▶ **SET TASK**:
Your copy of the material below should match it exactly, except that it holds no pictures.

▶ **DATA SECTION**:
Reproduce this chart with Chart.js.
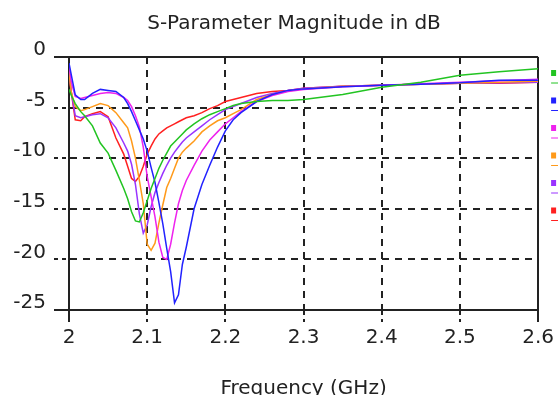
<!DOCTYPE html>
<html>
<head>
<meta charset="utf-8">
<script src="https://cdn.jsdelivr.net/npm/chart.js@4.4.0/dist/chart.umd.min.js"></script>
<style>
  html, body { margin: 0; padding: 0; background: #fff; }
  #wrap { width: 558px; height: 395px; }
</style>
</head>
<body>
<div id="wrap"><canvas id="sparam" width="558" height="395"></canvas></div>
<script>
// frequency points (GHz), shared by all traces
const freq = [2.000, 2.003, 2.008, 2.015, 2.02, 2.03, 2.04, 2.05, 2.06, 2.07, 2.075, 2.08, 2.085, 2.09, 2.095,
  2.10, 2.105, 2.11, 2.115, 2.12, 2.125, 2.13, 2.135, 2.14, 2.145, 2.15, 2.16, 2.17, 2.18, 2.19, 2.20,
  2.21, 2.22, 2.24, 2.26, 2.28, 2.30, 2.35, 2.40, 2.45, 2.50, 2.55, 2.60];

// magnitude in dB
const greenDb = [-3.2, -3.8, -4.6, -5.4, -5.8, -6.8, -8.5, -9.5, -11.2, -13.0, -14.0, -15.3, -16.2, -16.3, -15.4,
  -14.2, -13.0, -12.0, -11.0, -10.2, -9.5, -8.8, -8.4, -8.0, -7.6, -7.2, -6.6, -6.1, -5.7, -5.4, -5.1,
  -4.8, -4.6, -4.4, -4.3, -4.3, -4.2, -3.7, -3.0, -2.5, -1.8, -1.45, -1.15];
const blueDb = [-0.6, -1.8, -3.75, -4.2, -4.2, -3.6, -3.2, -3.3, -3.4, -4.0, -4.6, -5.4, -6.3, -7.2, -8.1,
  -9.3, -10.9, -12.4, -14.4, -16.5, -18.9, -21.2, -24.3, -23.5, -20.5, -18.8, -15.0, -12.6, -10.7, -8.9, -7.3,
  -6.2, -5.5, -4.4, -3.7, -3.3, -3.15, -2.95, -2.8, -2.7, -2.55, -2.3, -2.3];
const magentaDb = [-0.9, -2.5, -3.9, -4.1, -4.0, -3.8, -3.6, -3.5, -3.6, -4.0, -4.3, -4.9, -5.8, -6.9, -8.9,
  -11.8, -13.8, -15.8, -18.3, -19.8, -20.0, -18.5, -16.4, -14.5, -13.2, -12.2, -10.7, -9.3, -8.2, -7.4, -6.6,
  -6.0, -5.4, -4.4, -3.8, -3.4, -3.2, -2.95, -2.8, -2.65, -2.5, -2.35, -2.2];
const orangeDb = [-1.5, -3.5, -4.9, -5.3, -5.2, -4.9, -4.6, -4.8, -5.5, -6.5, -7.0, -8.3, -10.0, -12.2, -14.5,
  -18.5, -19.1, -18.4, -16.4, -14.6, -12.9, -12.0, -11.0, -10.0, -9.4, -9.0, -8.3, -7.4, -6.8, -6.3, -6.0,
  -5.6, -5.2, -4.2, -3.7, -3.35, -3.15, -2.9, -2.8, -2.7, -2.6, -2.5, -2.4];
const purpleDb = [-1.2, -3.5, -5.8, -6.0, -5.9, -5.7, -5.6, -6.0, -7.0, -8.5, -9.3, -10.6, -12.6, -15.5, -17.4,
  -16.6, -14.8, -13.4, -12.4, -11.5, -10.7, -10.0, -9.4, -8.9, -8.4, -8.0, -7.4, -6.8, -6.2, -5.7, -5.2,
  -4.9, -4.6, -4.0, -3.6, -3.3, -3.1, -2.9, -2.8, -2.7, -2.6, -2.55, -2.5];
const redDb = [-1.8, -3.5, -6.2, -6.3, -5.9, -5.6, -5.4, -5.9, -8.0, -9.6, -10.8, -12.0, -12.3, -11.8, -10.8,
  -9.6, -8.8, -8.1, -7.6, -7.3, -7.0, -6.8, -6.6, -6.4, -6.2, -6.0, -5.8, -5.5, -5.1, -4.8, -4.4,
  -4.2, -4.0, -3.6, -3.4, -3.3, -3.1, -2.9, -2.8, -2.7, -2.6, -2.6, -2.5];

const seriesNames = ['S11 case 1', 'S11 case 2', 'S11 case 3', 'S11 case 4', 'S11 case 5', 'S11 case 6'];
const seriesColors = ['#22c422', '#2222ff', '#ee22ee', '#ff9a1a', '#9933ff', '#ff2020'];
const seriesValues = [greenDb, blueDb, magentaDb, orangeDb, purpleDb, redDb];

const xTicks = [2, 2.1, 2.2, 2.3, 2.4, 2.5, 2.6];
const yTicks = [0, -5, -10, -15, -20, -25];

const font = { family: 'DejaVu Sans', size: 20, weight: 'normal' };
const ink = '#222';

// little legend stub at the right edge (the labels run off the picture)
const legendMarks = {
  id: 'legendMarks',
  afterDraw(chart) {
    const { ctx, chartArea } = chart;
    chart.data.datasets.forEach((ds, i) => {
      const x = chartArea.right + 13;
      const y = chartArea.top + 16 + i * 27.5;
      ctx.save();
      ctx.fillStyle = ds.borderColor;
      ctx.fillRect(x, y - 3, 5, 6);
      ctx.strokeStyle = ds.borderColor;
      ctx.lineWidth = 1;
      ctx.beginPath();
      ctx.moveTo(x, y + 10);
      ctx.lineTo(x + 30, y + 10);
      ctx.stroke();
      ctx.font = '16px "DejaVu Sans"';
      ctx.textBaseline = 'middle';
      ctx.fillText(ds.label, x + 40, y + 4);
      ctx.restore();
    });
  }
};

const isEdge = (ctx) => ctx.index === 0 || ctx.index === ctx.scale.ticks.length - 1;

new Chart(document.getElementById('sparam'), {
  type: 'line',
  data: {
    datasets: seriesValues.map((vals, i) => ({
      label: seriesNames[i],
      data: freq.map((f, j) => ({ x: f, y: vals[j] })),
      borderColor: seriesColors[i],
      backgroundColor: seriesColors[i],
      borderWidth: 1.5,
      pointRadius: 0,
      tension: 0,
      fill: false
    }))
  },
  options: {
    responsive: false,
    animation: false,
    layout: { padding: { left: 0, right: 18, top: 0, bottom: 0 } },
    plugins: {
      legend: { display: false },
      tooltip: { enabled: false },
      title: {
        display: true,
        fullSize: false,
        text: 'S-Parameter Magnitude in dB   ',
        color: ink,
        font: font,
        padding: { top: 12, bottom: 21 }
      }
    },
    scales: {
      x: {
        type: 'linear',
        min: xTicks[0],
        max: xTicks[xTicks.length - 1],
        afterBuildTicks: (s) => { s.ticks = xTicks.map(v => ({ value: v })); },
        afterFit: (s) => { s.height = 85; },
        ticks: { color: ink, font: font, padding: 4, maxRotation: 0, callback: (v) => String(v) },
        grid: {
          color: ink,
          lineWidth: 2,
          tickLength: 12,
          tickColor: ink,
          tickWidth: 2,
          tickBorderDash: (c) => isEdge(c) ? [] : [4, 4]
        },
        border: { display: true, color: ink, width: 2, dash: (c) => isEdge(c) ? [] : [7, 6] },
        title: {
          display: true,
          text: 'Frequency (GHz)',
          color: ink,
          font: font,
          padding: { top: 0, bottom: -6 }
        }
      },
      y: {
        min: yTicks[yTicks.length - 1],
        max: yTicks[0],
        afterBuildTicks: (s) => { s.ticks = yTicks.slice().reverse().map(v => ({ value: v })); },
        afterFit: (s) => { s.width = 69; },
        ticks: { color: ink, font: font, padding: 8, labelOffset: -7 },
        grid: {
          color: ink,
          lineWidth: 2,
          tickLength: 15,
          tickColor: ink,
          tickWidth: 2,
          tickBorderDash: (c) => isEdge(c) ? [] : [4, 4]
        },
        border: { display: true, color: ink, width: 2, dash: (c) => isEdge(c) ? [] : [7, 6] }
      }
    }
  },
  plugins: [legendMarks]
});
</script>
</body>
</html>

▶ **EXPECTED OUTPUT**:
Reproduce this chart with Chart.js.
<!DOCTYPE html>
<html>
<head>
<meta charset="utf-8">
<script src="https://cdn.jsdelivr.net/npm/chart.js@4.4.0/dist/chart.umd.min.js"></script>
<style>
  html, body { margin: 0; padding: 0; background: #fff; }
  #wrap { width: 558px; height: 395px; }
</style>
</head>
<body>
<div id="wrap"><canvas id="sparam" width="558" height="395"></canvas></div>
<script>
// frequency points (GHz), shared by all traces
const freq = [2.000, 2.003, 2.008, 2.015, 2.02, 2.03, 2.04, 2.05, 2.06, 2.07, 2.075, 2.08, 2.085, 2.09, 2.095,
  2.10, 2.105, 2.11, 2.115, 2.12, 2.125, 2.13, 2.135, 2.14, 2.145, 2.15, 2.16, 2.17, 2.18, 2.19, 2.20,
  2.21, 2.22, 2.24, 2.26, 2.28, 2.30, 2.35, 2.40, 2.45, 2.50, 2.55, 2.60];

// magnitude in dB
const greenDb = [-3.2, -3.8, -4.6, -5.4, -5.8, -6.8, -8.5, -9.5, -11.2, -13.0, -14.0, -15.3, -16.2, -16.3, -15.4,
  -14.2, -13.0, -12.0, -11.0, -10.2, -9.5, -8.8, -8.4, -8.0, -7.6, -7.2, -6.6, -6.1, -5.7, -5.4, -5.1,
  -4.8, -4.6, -4.4, -4.3, -4.3, -4.2, -3.7, -3.0, -2.5, -1.8, -1.45, -1.15];
const blueDb = [-0.6, -1.8, -3.75, -4.2, -4.2, -3.6, -3.2, -3.3, -3.4, -4.0, -4.6, -5.4, -6.3, -7.2, -8.1,
  -9.3, -10.9, -12.4, -14.4, -16.5, -18.9, -21.2, -24.3, -23.5, -20.5, -18.8, -15.0, -12.6, -10.7, -8.9, -7.3,
  -6.2, -5.5, -4.4, -3.7, -3.3, -3.15, -2.95, -2.8, -2.7, -2.55, -2.3, -2.3];
const magentaDb = [-0.9, -2.5, -3.9, -4.1, -4.0, -3.8, -3.6, -3.5, -3.6, -4.0, -4.3, -4.9, -5.8, -6.9, -8.9,
  -11.8, -13.8, -15.8, -18.3, -19.8, -20.0, -18.5, -16.4, -14.5, -13.2, -12.2, -10.7, -9.3, -8.2, -7.4, -6.6,
  -6.0, -5.4, -4.4, -3.8, -3.4, -3.2, -2.95, -2.8, -2.65, -2.5, -2.35, -2.2];
const orangeDb = [-1.5, -3.5, -4.9, -5.3, -5.2, -4.9, -4.6, -4.8, -5.5, -6.5, -7.0, -8.3, -10.0, -12.2, -14.5,
  -18.5, -19.1, -18.4, -16.4, -14.6, -12.9, -12.0, -11.0, -10.0, -9.4, -9.0, -8.3, -7.4, -6.8, -6.3, -6.0,
  -5.6, -5.2, -4.2, -3.7, -3.35, -3.15, -2.9, -2.8, -2.7, -2.6, -2.5, -2.4];
const purpleDb = [-1.2, -3.5, -5.8, -6.0, -5.9, -5.7, -5.6, -6.0, -7.0, -8.5, -9.3, -10.6, -12.6, -15.5, -17.4,
  -16.6, -14.8, -13.4, -12.4, -11.5, -10.7, -10.0, -9.4, -8.9, -8.4, -8.0, -7.4, -6.8, -6.2, -5.7, -5.2,
  -4.9, -4.6, -4.0, -3.6, -3.3, -3.1, -2.9, -2.8, -2.7, -2.6, -2.55, -2.5];
const redDb = [-1.8, -3.5, -6.2, -6.3, -5.9, -5.6, -5.4, -5.9, -8.0, -9.6, -10.8, -12.0, -12.3, -11.8, -10.8,
  -9.6, -8.8, -8.1, -7.6, -7.3, -7.0, -6.8, -6.6, -6.4, -6.2, -6.0, -5.8, -5.5, -5.1, -4.8, -4.4,
  -4.2, -4.0, -3.6, -3.4, -3.3, -3.1, -2.9, -2.8, -2.7, -2.6, -2.6, -2.5];

const seriesNames = ['S11 case 1', 'S11 case 2', 'S11 case 3', 'S11 case 4', 'S11 case 5', 'S11 case 6'];
const seriesColors = ['#22c422', '#2222ff', '#ee22ee', '#ff9a1a', '#9933ff', '#ff2020'];
const seriesValues = [greenDb, blueDb, magentaDb, orangeDb, purpleDb, redDb];

const xTicks = [2, 2.1, 2.2, 2.3, 2.4, 2.5, 2.6];
const yTicks = [0, -5, -10, -15, -20, -25];

const font = { family: 'DejaVu Sans', size: 20, weight: 'normal' };
const ink = '#222';

// little legend stub at the right edge (the labels run off the picture)
const legendMarks = {
  id: 'legendMarks',
  afterDraw(chart) {
    const { ctx, chartArea } = chart;
    chart.data.datasets.forEach((ds, i) => {
      const x = chartArea.right + 13;
      const y = chartArea.top + 16 + i * 27.5;
      ctx.save();
      ctx.fillStyle = ds.borderColor;
      ctx.fillRect(x, y - 3, 5, 6);
      ctx.strokeStyle = ds.borderColor;
      ctx.lineWidth = 1;
      ctx.beginPath();
      ctx.moveTo(x, y + 10);
      ctx.lineTo(x + 30, y + 10);
      ctx.stroke();
      ctx.font = '16px "DejaVu Sans"';
      ctx.textBaseline = 'middle';
      ctx.fillText(ds.label, x + 40, y + 4);
      ctx.restore();
    });
  }
};

const isEdge = (ctx) => ctx.index === 0 || ctx.index === ctx.scale.ticks.length - 1;

new Chart(document.getElementById('sparam'), {
  type: 'line',
  data: {
    datasets: seriesValues.map((vals, i) => ({
      label: seriesNames[i],
      data: freq.map((f, j) => ({ x: f, y: vals[j] })),
      borderColor: seriesColors[i],
      backgroundColor: seriesColors[i],
      borderWidth: 1.5,
      pointRadius: 0,
      tension: 0,
      fill: false
    }))
  },
  options: {
    responsive: false,
    animation: false,
    layout: { padding: { left: 0, right: 18, top: 0, bottom: 0 } },
    plugins: {
      legend: { display: false },
      tooltip: { enabled: false },
      title: {
        display: true,
        fullSize: false,
        text: 'S-Parameter Magnitude in dB   ',
        color: ink,
        font: font,
        padding: { top: 12, bottom: 21 }
      }
    },
    scales: {
      x: {
        type: 'linear',
        min: xTicks[0],
        max: xTicks[xTicks.length - 1],
        afterBuildTicks: (s) => { s.ticks = xTicks.map(v => ({ value: v })); },
        afterFit: (s) => { s.height = 85; },
        ticks: { color: ink, font: font, padding: 4, maxRotation: 0, callback: (v) => String(v) },
        grid: {
          color: ink,
          lineWidth: 2,
          tickLength: 12,
          tickColor: ink,
          tickWidth: 2,
          tickBorderDash: (c) => isEdge(c) ? [] : [4, 4]
        },
        border: { display: true, color: ink, width: 2, dash: (c) => isEdge(c) ? [] : [7, 6] },
        title: {
          display: true,
          text: 'Frequency (GHz)',
          color: ink,
          font: font,
          padding: { top: 0, bottom: -6 }
        }
      },
      y: {
        min: yTicks[yTicks.length - 1],
        max: yTicks[0],
        afterBuildTicks: (s) => { s.ticks = yTicks.slice().reverse().map(v => ({ value: v })); },
        afterFit: (s) => { s.width = 69; },
        ticks: { color: ink, font: font, padding: 8, labelOffset: -7 },
        grid: {
          color: ink,
          lineWidth: 2,
          tickLength: 15,
          tickColor: ink,
          tickWidth: 2,
          tickBorderDash: (c) => isEdge(c) ? [] : [4, 4]
        },
        border: { display: true, color: ink, width: 2, dash: (c) => isEdge(c) ? [] : [7, 6] }
      }
    }
  },
  plugins: [legendMarks]
});
</script>
</body>
</html>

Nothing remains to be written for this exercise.